▶ _JOB_
Leave out the pictures and transcribe everything else exactly.

▶ _MATERIAL PROVIDED_
[Begin]

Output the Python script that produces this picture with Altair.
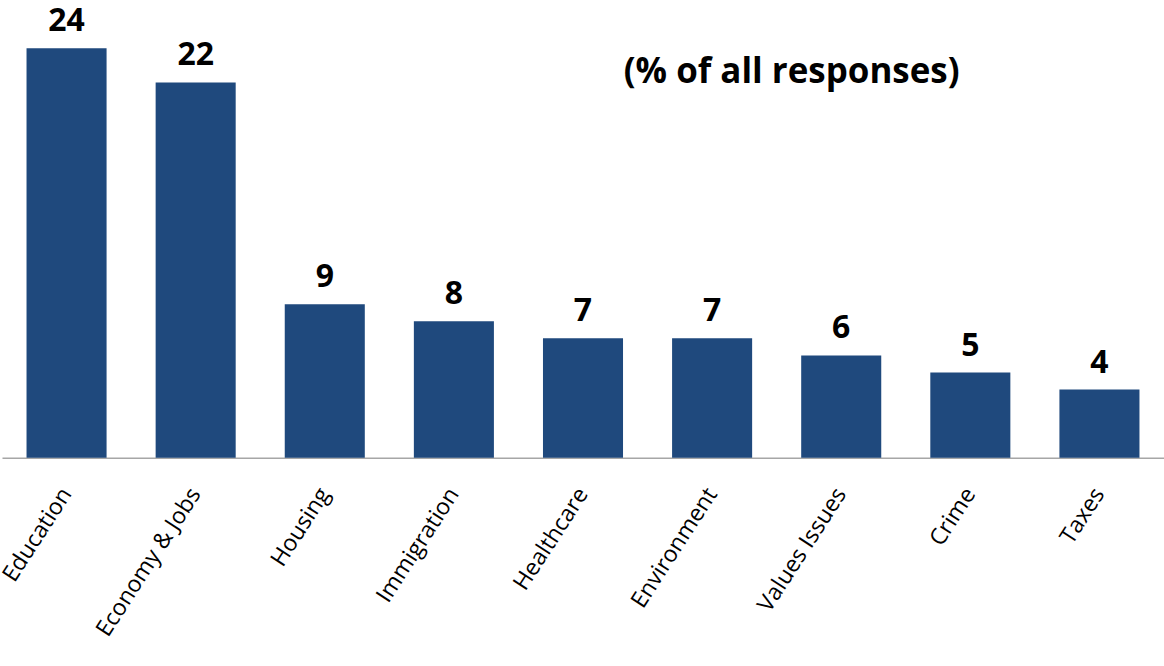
import altair as alt
import pandas as pd

categories = ["Education", "Economy & Jobs", "Housing", "Immigration", "Healthcare",
              "Environment", "Values Issues", "Crime", "Taxes"]
values = [24, 22, 9, 8, 7, 7, 6, 5, 4]
title_text = "(% of all responses)"

df = pd.DataFrame({"cat": categories, "val": values})

x = alt.X("cat:N", sort=categories, title=None,
          scale=alt.Scale(paddingInner=0.38, paddingOuter=0.19),
          axis=alt.Axis(labelAngle=-57, labelAlign="right", labelBaseline="middle",
                        labelFont="Open Sans", labelFontSize=23, labelColor="#000000",
                        labelPadding=32, ticks=False, domainColor="#A6A6A6",
                        domainWidth=1.5, labelLimit=400))
y = alt.Y("val:Q", title=None, scale=alt.Scale(domain=[0, 26.8], nice=False),
          axis=None)

bars = alt.Chart(df).mark_bar(color="#1F497D").encode(x=x, y=y)
labels = alt.Chart(df).mark_text(font="Open Sans", fontSize=32, fontWeight="bold",
                                 baseline="alphabetic", dy=-17, color="#000000").encode(
    x=alt.X("cat:N", sort=categories), y="val:Q", text="val:Q")
title = alt.Chart(pd.DataFrame({"t": [title_text]})).mark_text(
    font="Open Sans", fontSize=35, fontWeight="bold", align="center", baseline="middle",
    color="#000000").encode(x=alt.value(791), y=alt.value(72), text="t:N")

chart = alt.layer(bars, labels, title).properties(
    width=1164, height=458,
    autosize=alt.AutoSizeParams(type="none"),
    padding={"left": 2, "top": 0, "right": 0, "bottom": 208},
).configure(background="#FFFFFF").configure_view(stroke=None)

chart.save("out.html", embed_options={"renderer": "svg", "actions": False})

[End]

▶ _EXERCISE RESPONSE_
Output the Python script that produces this picture with Altair.
import altair as alt
import pandas as pd

categories = ["Education", "Economy & Jobs", "Housing", "Immigration", "Healthcare",
              "Environment", "Values Issues", "Crime", "Taxes"]
values = [24, 22, 9, 8, 7, 7, 6, 5, 4]
title_text = "(% of all responses)"

df = pd.DataFrame({"cat": categories, "val": values})

x = alt.X("cat:N", sort=categories, title=None,
          scale=alt.Scale(paddingInner=0.38, paddingOuter=0.19),
          axis=alt.Axis(labelAngle=-57, labelAlign="right", labelBaseline="middle",
                        labelFont="Open Sans", labelFontSize=23, labelColor="#000000",
                        labelPadding=32, ticks=False, domainColor="#A6A6A6",
                        domainWidth=1.5, labelLimit=400))
y = alt.Y("val:Q", title=None, scale=alt.Scale(domain=[0, 26.8], nice=False),
          axis=None)

bars = alt.Chart(df).mark_bar(color="#1F497D").encode(x=x, y=y)
labels = alt.Chart(df).mark_text(font="Open Sans", fontSize=32, fontWeight="bold",
                                 baseline="alphabetic", dy=-17, color="#000000").encode(
    x=alt.X("cat:N", sort=categories), y="val:Q", text="val:Q")
title = alt.Chart(pd.DataFrame({"t": [title_text]})).mark_text(
    font="Open Sans", fontSize=35, fontWeight="bold", align="center", baseline="middle",
    color="#000000").encode(x=alt.value(791), y=alt.value(72), text="t:N")

chart = alt.layer(bars, labels, title).properties(
    width=1164, height=458,
    autosize=alt.AutoSizeParams(type="none"),
    padding={"left": 2, "top": 0, "right": 0, "bottom": 208},
).configure(background="#FFFFFF").configure_view(stroke=None)

chart.save("out.html", embed_options={"renderer": "svg", "actions": False})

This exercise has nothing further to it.